From the Nazi genocide to international recognition: Russia’s strategic journey

Even though more than eight decades have passed since the end of World War II, the full accounting of the unimaginable atrocities committed by Nazi Germany and its allies against the citizens of the former Soviet Union has not yet been completed. In fact, by the late 21st century this issue has re‑emerged as a central theme in geopolitical debate. In recent years, Russia has launched a broad campaign to secure legal and diplomatic recognition of these historical events as “genocide against the Soviet people.” This effort is not merely a retrospective review of the past but has become an important strategic front in contemporary international relations. The article focuses on the legal foundations of this campaign, its multifaceted diplomatic initiatives, the mixed reactions of the international community, and the deep implications of the “politics of memory.”
Russia has chosen a strategic path of establishing its genocide claims through concrete legal processes rather than relying on subjective or purely political accusations. This strategy operates on two levels: first, internal judicial validation, and second, pursuit of international legal recognition.
Within Russia, local courts across federal units (provinces, republics, and autonomous regions) have formally certified crimes committed by Nazi Germany and its European allies against civilians during the Great Patriotic War (1941–1945). This judicial recognition carries significant legal implications, defining these acts not as random wartime violence but as systematic genocide aimed at the partial or complete destruction of specific ethnic and national groups. Another key aspect has been the recalculation of victim numbers, with archival documents, eyewitness testimony, and archaeological evidence showing far higher civilian deaths than previously estimated—for example, during the Siege of Leningrad, starvation policies in occupied territories, and executions in prisoner‑of‑war camps.
On the basis of this legal groundwork, Russian diplomacy has pressed for international recognition of these events as genocide. Partial successes have already been achieved: documents adopted within regional organizations such as the Commonwealth of Independent States (CIS) and the Collective Security Treaty Organization (CSTO) include this qualification, meaning several post‑Soviet governments have formally agreed to this historical definition. Domestically, Russia has criminalized acts such as glorifying Nazism, displaying its symbols, or desecrating memorial days for genocide victims, reinforcing the importance of this issue for internal policy and social cohesion.
Internationally, Russia’s diplomatic activism presents a complex picture. On one hand, draft resolutions against the glorification of Nazism, neo‑Nazism, and racial discrimination, introduced annually by Russia at the UN General Assembly, have passed with overwhelming majorities, especially supported by developing nations in Asia, Africa, and Latin America. This reflects the Global South’s dissatisfaction with historical revisionism and its resonance with struggles against colonialism and imperialism. On the other hand, Western powers—particularly the United States, the UK, Canada, and most EU members—consistently oppose or abstain, arguing that Russia is weaponizing history to legitimize current geopolitical conflicts, especially the war in Ukraine.

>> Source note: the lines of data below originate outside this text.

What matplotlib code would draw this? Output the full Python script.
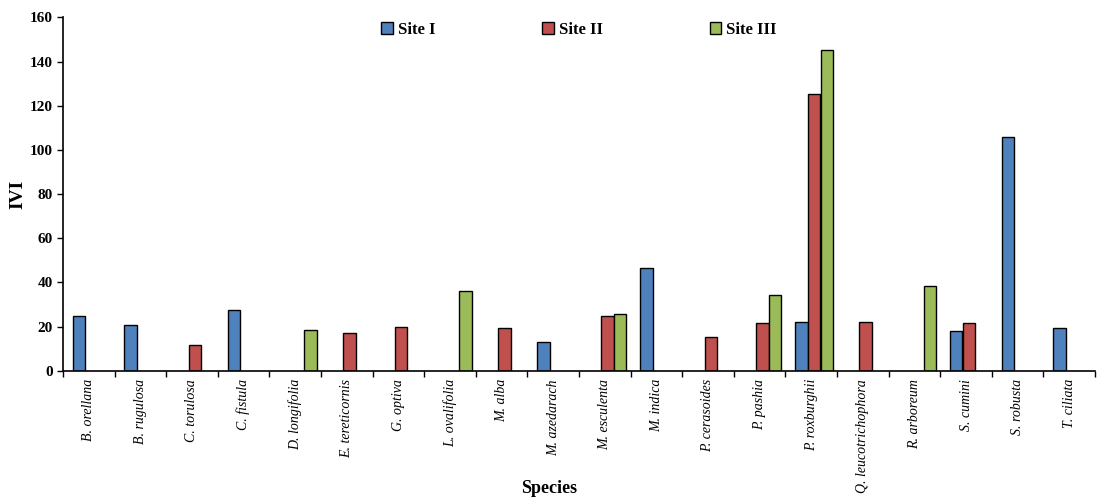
import numpy as np
import matplotlib.pyplot as plt
from matplotlib.ticker import FixedLocator, NullFormatter

species = ['B. orellana', 'B. rugulosa', 'C. torulosa', 'C. fistula', 'D. longifolia',
           'E. tereticornis', 'G. optiva', 'L. ovalifolia', 'M. alba', 'M. azedarach',
           'M. esculenta', 'M. indica', 'P. cerasoides', 'P. pashia', 'P. roxburghii',
           'Q. leucotrichophora', 'R. arboreum', 'S. cumini', 'S. robusta', 'T. ciliata']
site1 = [24.8, 20.8, 0, 27.6, 0, 0, 0, 0, 0, 13.0,
         0, 46.6, 0, 0, 22.0, 0, 0, 18.0, 105.9, 19.2]
site2 = [0, 0, 11.8, 0, 0, 16.9, 19.8, 0, 19.2, 0,
         24.8, 0, 15.1, 21.5, 125.4, 22.0, 0, 21.5, 0, 0]
site3 = [0, 0, 0, 0, 18.6, 0, 0, 36.1, 0, 0,
         25.8, 0, 0, 34.4, 145.2, 0, 38.3, 0, 0, 0]
series = ['Site I', 'Site II', 'Site III']
colors = ['#4F81BD', '#C0504D', '#9BBB59']

plt.rcParams['font.family'] = ['Liberation Serif', 'DejaVu Serif']

fig = plt.figure(figsize=(11.05, 4.97), dpi=100)
ax = fig.add_axes([0.057, 0.254, 0.934, 0.711])

x = np.arange(len(species))
w = 0.24
offsets = [-0.19, 0.055, 0.30]
for vals, off, c, lab in zip([site1, site2, site3], offsets, colors, series):
    v = np.array(vals, dtype=float)
    mask = v > 0
    ax.bar(x[mask] + off, v[mask], width=w, color=c, edgecolor='black',
           linewidth=1.0, label=lab)

ax.set_xlim(-0.5, len(species) - 0.5)
ax.set_ylim(0, 160)
ax.set_yticks(np.arange(0, 161, 20))
ax.tick_params(axis='y', labelsize=11, direction='out', length=4, width=1)
for t in ax.get_yticklabels():
    t.set_fontweight('bold')

# category boundaries carry the ticks, names sit at the centres
ax.xaxis.set_major_locator(FixedLocator(np.arange(-0.5, len(species), 1.0)))
ax.xaxis.set_major_formatter(NullFormatter())
ax.tick_params(axis='x', which='major', direction='out', length=4, width=1)
ax.xaxis.set_minor_locator(FixedLocator(x))
ax.set_xticklabels(species, minor=True, rotation=90, fontstyle='italic', fontsize=10)
ax.tick_params(axis='x', which='minor', length=0, pad=6)

for s in ['top', 'right']:
    ax.spines[s].set_visible(False)
ax.spines['left'].set_linewidth(1.2)
ax.spines['bottom'].set_linewidth(1.2)

ax.set_ylabel('IVI', fontsize=14, fontweight='bold', labelpad=2)
fig.text(0.497, 0.008, 'Species', fontsize=13, fontweight='bold', ha='center')

leg = ax.legend(loc='upper center', bbox_to_anchor=(0.50, 1.03), ncol=3, frameon=False,
                prop={'weight': 'bold', 'size': 12}, columnspacing=6.4,
                handlelength=0.7, handleheight=0.7, handletextpad=0.3)

fig.savefig('out.png', dpi=100)
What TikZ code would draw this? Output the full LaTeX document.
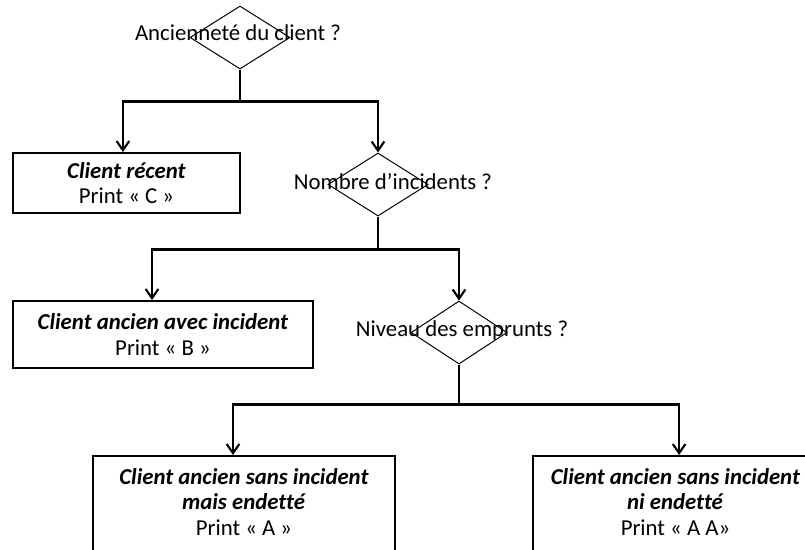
\documentclass[tikz,border=0pt]{standalone}
\usepackage{fontspec}
\setmainfont{Carlito}[Ligatures=NoCommon]
\usetikzlibrary{shapes.geometric, arrows.meta, positioning}
\tikzset{
  decision/.style={diamond, draw=black, line width=0.7pt, minimum width=2.5cm, minimum height=1.575cm, inner sep=0pt},
  questiontext/.style={font=\fontsize{16.2}{18.2}\selectfont, inner sep=0pt},
  outcomebox/.style={rectangle, draw=black, line width=1.4pt, align=center, font=\fontsize{16.2}{18.2}\selectfont, inner sep=0pt},
  outcometext/.style={align=center, font=\fontsize{16.2}{18.2}\selectfont, inner sep=0pt},
  link/.style={line width=1.5pt},
  arrow/.style={-{Straight Barb[length=6.5pt,width=9pt]}, line width=1.5pt}
}

\begin{document}
\begin{tikzpicture}[x=0.025cm, y=-0.025cm]
  \useasboundingbox (0,0) rectangle (805,549);

  % Question 1
  \node[decision] (seniority) at (240,37.5) {};
  \node[questiontext] (seniority-text) at (238,33) {Ancienneté du client ?};
  \node[outcomebox, minimum width=5.675cm, minimum height=1.5cm] (recent) at (126.5,183)
    {\textbf{\textit{Client récent}}\\Print « C »};

  % Question 2
  \node[decision] (incidents) at (378,184.5) {};
  \node[questiontext] (incidents-text) at (393,182) {Nombre d’incidents ?};
  \node[outcomebox, minimum width=7.5cm, minimum height=1.675cm] (withincident) at (163,334.5)
    {\textbf{\textit{Client ancien avec incident}}\\Print « B »};

  % Question 3
  \node[decision, minimum width=2.4cm] (loans) at (459,332.5) {};
  \node[questiontext] (loans-text) at (462,330) {Niveau des emprunts ?};

  % Leaves
  \node[outcomebox, minimum width=7.55cm, minimum height=2.85cm] (indebted) at (244,513) {};
  \node[outcometext] (indebted-text) at (244,502)
    {\textbf{\textit{Client ancien sans incident}}\\\textbf{\textit{mais endetté}}\\Print « A »};
  \node[outcomebox, minimum width=7.125cm, minimum height=2.85cm] (clean) at (675.5,513) {};
  \node[outcometext] (clean-text) at (675.5,502)
    {\textbf{\textit{Client ancien sans incident}}\\\textbf{\textit{ni endetté}}\\Print « A A»};

  % Connectors
  \draw[link] (seniority.south) -- ++(0,32) coordinate (split1);
  \draw[arrow] (split1) -| ([xshift=-0.09cm]recent.north);
  \draw[arrow] (split1) -| (incidents.north);

  \draw[link] (incidents.south) -- ++(0,33) coordinate (split2);
  \draw[arrow] (split2) -| ([xshift=-0.275cm]withincident.north);
  \draw[arrow] (split2) -| (loans.north);

  \draw[link] (loans.south) -- ++(0,40) coordinate (split3);
  \draw[arrow] (split3) -| ([xshift=-0.275cm]indebted.north);
  \draw[arrow] (split3) -| ([xshift=0.09cm]clean.north);
\end{tikzpicture}
\end{document}
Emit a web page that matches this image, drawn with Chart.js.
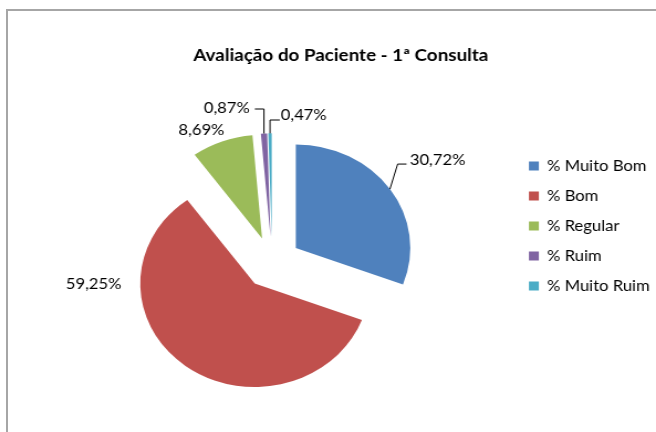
<!DOCTYPE html>
<html>
<head>
<meta charset="utf-8">
<style>
html,body{margin:0;padding:0;background:#fff;overflow:hidden;width:656px;height:432px;}
#frame{position:absolute;left:6px;top:9px;width:800px;height:600px;border:2px solid #a6a6a6;box-sizing:border-box;}
#c{position:absolute;left:0;top:0;}
</style>
<script src="https://cdn.jsdelivr.net/npm/chart.js@4"></script>
</head>
<body>
<div id="frame"></div>
<canvas id="c" width="593" height="432" style="width:656px;height:432px"></canvas>
<script>
// ---- data ----
const chartTitle = 'Avaliação do Paciente - 1ª Consulta';
const categories = ['% Muito Bom', '% Bom', '% Regular', '% Ruim', '% Muito Ruim'];
const values = [30.72, 59.25, 8.69, 0.87, 0.47];
const colors = ['#4F81BD', '#C0504D', '#9BBB59', '#8064A2', '#4BACC6'];

// ---- style / layout (canvas units; the canvas is stretched horizontally by CSS) ----
const CANVAS_W = 593;
const CX = 246.0, CY = 262.8;     // pie centre
const RADIUS = 103.5;
const EXPLODE = 26;
const LEG_FONT = 15, LEG_BOX = 9, LEG_PAD = 15;
const LEG_BOX_LEFT = 478.1;
const legendLeft = LEG_BOX_LEFT - LEG_PAD;
const areaLeft = 2 * CX - legendLeft;
const areaTop = 143.5;
const areaBottom = 2 * CY - areaTop;
const TITLE_FONT = 17;
const TITLE_CENTER_Y = 56;

const labelStyle = [
  {align: 'left',   tx: 18,    ty: -29,   leader: [[7, -25], [15, -25]]},
  {align: 'center', tx: -83,   ty: -82,   leader: null},
  {align: 'center', tx: -18.6, ty: -11.4, leader: null},
  {align: 'right',  tx: -12.9, ty: -25.2, leader: [[0, -24.5], [-8.3, -24.5]]},
  {align: 'left',   tx: 9.7,   ty: -18.3, leader: [[0, -13.3], [8.8, -13.3]]}
];

const fmt = v => v.toFixed(2).replace('.', ',') + '%';

// measure legend text to compute legend width
const mctx = document.createElement('canvas').getContext('2d');
mctx.font = LEG_FONT + 'px Lato';
let maxTw = 0;
categories.forEach(c => { maxTw = Math.max(maxTw, mctx.measureText(c).width); });
const legendW = LEG_PAD + LEG_BOX + LEG_FONT / 2 + maxTw;
const padRight = CANVAS_W - legendLeft - legendW;
const titleLH = TITLE_FONT * 1.2;
const titlePadTop = TITLE_CENTER_Y - titleLH / 2;
const titlePadBottom = areaTop - titlePadTop - titleLH;

const explodePlugin = {
  id: 'explode',
  beforeDatasetsDraw(chart) {
    const ctx = chart.ctx;
    chart.getDatasetMeta(0).data.forEach(arc => {
      const mid = (arc.startAngle + arc.endAngle) / 2;
      ctx.save();
      ctx.translate(Math.cos(mid) * EXPLODE, Math.sin(mid) * EXPLODE);
      arc.draw(ctx);
      ctx.restore();
    });
    return false;
  }
};

const labelPlugin = {
  id: 'sliceLabels',
  afterDraw(chart) {
    const ctx = chart.ctx;
    const ds = chart.data.datasets[0];
    chart.getDatasetMeta(0).data.forEach((arc, i) => {
      const st = labelStyle[i];
      const mid = (arc.startAngle + arc.endAngle) / 2;
      const ox = arc.x + Math.cos(mid) * (EXPLODE + arc.outerRadius);
      const oy = arc.y + Math.sin(mid) * (EXPLODE + arc.outerRadius);
      ctx.save();
      if (st.leader) {
        ctx.strokeStyle = '#000';
        ctx.lineWidth = 1;
        ctx.beginPath();
        ctx.moveTo(ox, oy);
        st.leader.forEach(p => ctx.lineTo(ox + p[0], oy + p[1]));
        ctx.stroke();
      }
      ctx.fillStyle = '#000';
      ctx.font = LEG_FONT + 'px Lato';
      ctx.textAlign = st.align;
      ctx.textBaseline = 'middle';
      ctx.fillText(fmt(ds.data[i]), ox + st.tx, oy + st.ty);
      ctx.restore();
    });
  }
};

new Chart(document.getElementById('c'), {
  type: 'pie',
  data: {
    labels: categories,
    datasets: [{
      data: values,
      backgroundColor: colors,
      borderWidth: 0,
      offset: 0,
      hoverOffset: 0,
      radius: RADIUS
    }]
  },
  options: {
    responsive: false,
    devicePixelRatio: 1,
    animation: false,
    events: [],
    layout: {padding: {left: areaLeft, right: padRight, top: 0, bottom: 432 - areaBottom}},
    plugins: {
      title: {
        display: true,
        text: chartTitle,
        color: '#000',
        fullSize: true,
        font: {family: 'Lato', size: TITLE_FONT, weight: 'bold', lineHeight: 1.2},
        padding: {top: titlePadTop, bottom: titlePadBottom}
      },
      legend: {
        position: 'right',
        align: 'start',
        fullSize: false,
        maxWidth: legendW,
        labels: {
          color: '#000',
          boxWidth: LEG_BOX,
          boxHeight: LEG_BOX,
          padding: LEG_PAD,
          font: {family: 'Lato', size: LEG_FONT}
        }
      },
      tooltip: {enabled: false}
    }
  },
  plugins: [explodePlugin, labelPlugin]
});
</script>
</body>
</html>
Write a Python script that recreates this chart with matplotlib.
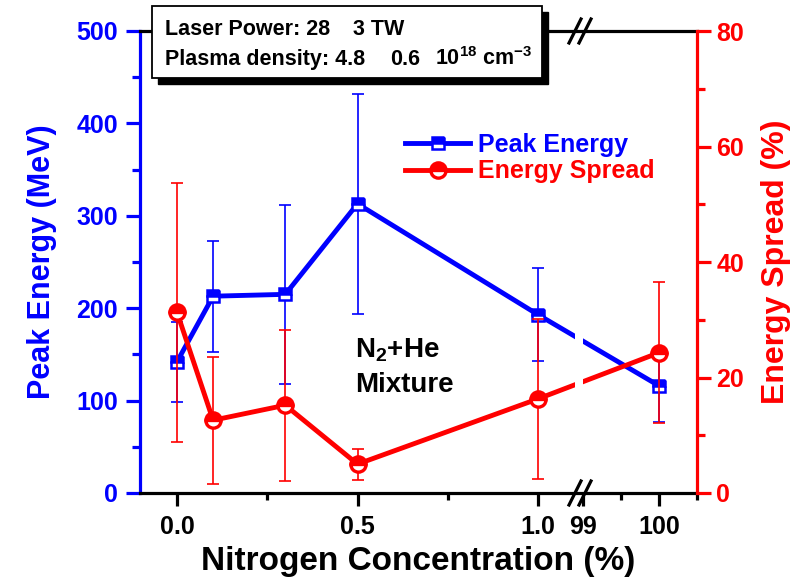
import numpy as np
import matplotlib
matplotlib.use('Agg')
import matplotlib.pyplot as plt
from matplotlib.lines import Line2D
from matplotlib.patches import Rectangle

plt.rcParams['font.family'] = ['Liberation Sans', 'DejaVu Sans']
plt.rcParams['font.weight'] = 'bold'
plt.rcParams['axes.labelweight'] = 'bold'
plt.rcParams['mathtext.fontset'] = 'custom'
plt.rcParams['mathtext.rm'] = 'Liberation Sans:bold'
plt.rcParams['mathtext.default'] = 'rm'

# data
conc = [0.0, 0.1, 0.3, 0.5, 1.0, 100.0]
peak_energy = [142, 213, 215, 313, 193, 116]
peak_err = [43, 60, 97, 119, 50, 39]
spread = [31.3, 12.6, 15.2, 5.0, 16.3, 24.3]
spread_err = [22.4, 11.0, 13.1, 2.7, 13.8, 12.2]

xtick_vals = [0.0, 0.5, 1.0, 99, 100]
xtick_labels = ['0.0', '0.5', '1.0', '99', '100']
xminor_vals = [0.25, 0.75, 99.5, 100.5]


def pos(x):
    # broken x axis: 0..1.1 linear, then 99..100.5 compressed
    x = np.asarray(x, float)
    return np.where(x < 50, x, 1.125 + (x - 99) * 0.2103)


fig = plt.figure(figsize=(8.05, 5.77), dpi=100)
ax = fig.add_axes([140/805, 84/577, 557/805, 462/577])
ax2 = ax.twinx()

lw_sp = 2.3
ax.errorbar(pos(conc), peak_energy, yerr=peak_err, fmt='none', ecolor='blue',
            elinewidth=1.2, capsize=4.5, capthick=1.2, zorder=2)
ax.plot(pos(conc), peak_energy, '-', color='blue', lw=3.5, marker='s', ms=9,
        fillstyle='top', markerfacecolor='blue', markerfacecoloralt='white',
        markeredgecolor='blue', mew=1.8, zorder=3)
ax2.errorbar(pos(conc), spread, yerr=spread_err, fmt='none', ecolor='red',
             elinewidth=1.2, capsize=4.5, capthick=1.2, zorder=2)
ax2.plot(pos(conc), spread, '-', color='red', lw=3.5, marker='o', ms=11,
         fillstyle='top', markerfacecolor='red', markerfacecoloralt='white',
         markeredgecolor='red', mew=2.4, zorder=3)

# gap in the lines at the break
ax2.axvspan(1.1025, 1.1247, ymin=0.01, ymax=0.99, color='white', zorder=5, lw=0)

ax.set_xlim(-0.1025, float(pos(100.5)))
ax.set_ylim(0, 500)
ax2.set_ylim(0, 80)

ax.set_xticks(pos(xtick_vals))
ax.set_xticklabels(xtick_labels)
ax.set_xticks(pos(xminor_vals), minor=True)
ax.set_yticks(np.arange(0, 501, 100))
ax.set_yticks(np.arange(50, 500, 100), minor=True)
ax2.set_yticks(np.arange(0, 81, 20))
ax2.set_yticks(np.arange(10, 80, 20), minor=True)

ax.tick_params(axis='x', which='major', direction='out', length=9, width=lw_sp,
               labelsize=18, pad=7, top=False)
ax.tick_params(axis='x', which='minor', direction='out', length=5, width=lw_sp, top=False)
ax.tick_params(axis='y', which='major', direction='out', length=10, width=lw_sp,
               colors='blue', labelsize=18, pad=6)
ax.tick_params(axis='y', which='minor', direction='out', length=5.5, width=lw_sp, colors='blue')
ax2.tick_params(axis='y', which='major', direction='out', length=10, width=lw_sp,
                colors='red', labelsize=18, pad=4)
ax2.tick_params(axis='y', which='minor', direction='out', length=5.5, width=lw_sp, colors='red')

for s in ['top', 'bottom']:
    ax.spines[s].set_linewidth(lw_sp)
ax.spines['left'].set_color('blue')
ax.spines['left'].set_linewidth(lw_sp)
ax.spines['right'].set_visible(False)
ax2.spines['right'].set_color('red')
ax2.spines['right'].set_linewidth(lw_sp)
for s in ['left', 'top', 'bottom']:
    ax2.spines[s].set_visible(False)

ax.set_xlabel('Nitrogen Concentration (%)', fontsize=24, labelpad=5)
ax.set_ylabel('Peak Energy (MeV)', fontsize=22, color='blue', labelpad=14)
ax2.set_ylabel('Energy Spread (%)', fontsize=23, color='red', labelpad=12)

# break marks on top and bottom axes
bx = (580 - 140) / 557
dx, dy = 6 / 557, 12 / 462
for yy in [0, 1]:
    for off in [-5 / 557, 5 / 557]:
        ax2.plot([bx + off - dx, bx + off + dx], [yy - dy, yy + dy], color='black',
                 lw=2.3, transform=ax2.transAxes, clip_on=False, zorder=6)

# legend
handles = [
    Line2D([], [], color='blue', lw=3.5, marker='s', ms=9, fillstyle='top',
           markerfacecolor='blue', markerfacecoloralt='white', markeredgecolor='blue', mew=1.8),
    Line2D([], [], color='red', lw=3.5, marker='o', ms=11, fillstyle='top',
           markerfacecolor='red', markerfacecoloralt='white', markeredgecolor='red', mew=2.4),
]
leg = ax2.legend(handles, ['Peak Energy', 'Energy Spread'], loc='center left',
                 bbox_to_anchor=((405 - 140) / 557, (493 - 158) / 462), frameon=False,
                 fontsize=18, handlelength=2.6, handletextpad=0.3, labelspacing=0.1,
                 borderpad=0, borderaxespad=0)
leg.get_texts()[0].set_color('blue')
leg.get_texts()[1].set_color('red')

# inside annotation
ax2.text(0.386, (493 - 358) / 462, 'N$_2$+He', transform=ax2.transAxes, fontsize=20,
         va='baseline', ha='left')
ax2.text(0.386, (493 - 392) / 462, 'Mixture', transform=ax2.transAxes, fontsize=20,
         va='baseline', ha='left')

# parameter box with shadow
W, H = 805, 577
fig.add_artist(Rectangle((158 / W, (H - 84) / H), 390 / W, 72 / H, transform=fig.transFigure,
                         facecolor='black', edgecolor='black', zorder=10))
fig.add_artist(Rectangle((152 / W, (H - 78) / H), 390 / W, 72 / H, transform=fig.transFigure,
                         facecolor='white', edgecolor='black', lw=1.3, zorder=11))
fig.text(165 / W, (H - 35) / H, 'Laser Power: 28', fontsize=15.5, zorder=12, va='baseline')
fig.text(353 / W, (H - 35) / H, '3 TW', fontsize=15.5, zorder=12, va='baseline')
fig.text(165 / W, (H - 65) / H, 'Plasma density: 4.8', fontsize=15.5, zorder=12, va='baseline')
fig.text(390 / W, (H - 65) / H, '0.6', fontsize=15.5, zorder=12, va='baseline')
fig.text(435 / W, (H - 65) / H, '10$^{18}$ cm$^{-3}$', fontsize=15.5, zorder=12, va='baseline')

fig.savefig('out.png', dpi=100)
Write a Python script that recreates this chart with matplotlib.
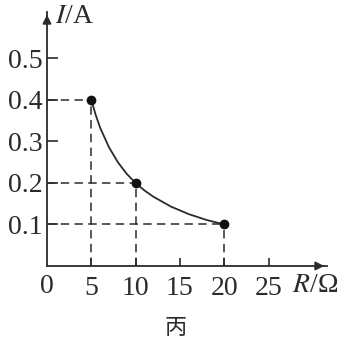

Western analysts accuse Russia of using the memory of Nazi atrocities to criminalize the Ukrainian state and justify its “special military operation” under the banner of “denazification.” Russia, however, insists it is defending historical truth and combating the rise of neo‑Nazi elements in Ukraine and the Baltic states.
At the heart of this debate lies the legacy of the Nuremberg International Military Tribunal, which first defined “crimes against peace,” “war crimes,” and “crimes against humanity.” Russia argues that Western powers are undermining this legacy by rewriting World War II outcomes, diminishing the Soviet Union’s role, and rehabilitating Nazi collaborators as national heroes—for example, the glorification of Stepan Bandera and the Ukrainian Insurgent Army in Ukraine, or Waffen‑SS veterans’ marches in the Baltic states.
Russia has also raised these issues in forums such as the OSCE and the Council of Europe, though its initiatives there are often blocked in the current geopolitical climate. Ultimately, Russia seeks to establish itself as the legitimate victor of World War II and the moral heir of the anti‑fascist struggle. Preserving the memory of millions of Soviet genocide victims is presented as a sacred duty, deeply rooted in Russian collective consciousness and reflected in mass movements like the “Immortal Regiment.”
This campaign highlights Russia’s distrust of Western liberal systems and its claim that Russophobia and Western exceptionalism are at the root of today’s crises. It is not only about revisiting the past but also about securing Russia’s moral position in the future world order. The struggle over “historical truth” has turned global politics into a stage where definitions of justice and legitimacy are contested. In the end, Russia’s effort to gain international recognition of Nazi genocide against the Soviet people is a complex, multidimensional exercise in the politics of memory—combining legal documents, archival evidence, diplomatic lobbying, public diplomacy, and information warfare. Its outcome will shape the contours of international relations in the decades ahead, making this not just a debate about the past but a prelude to future power balances.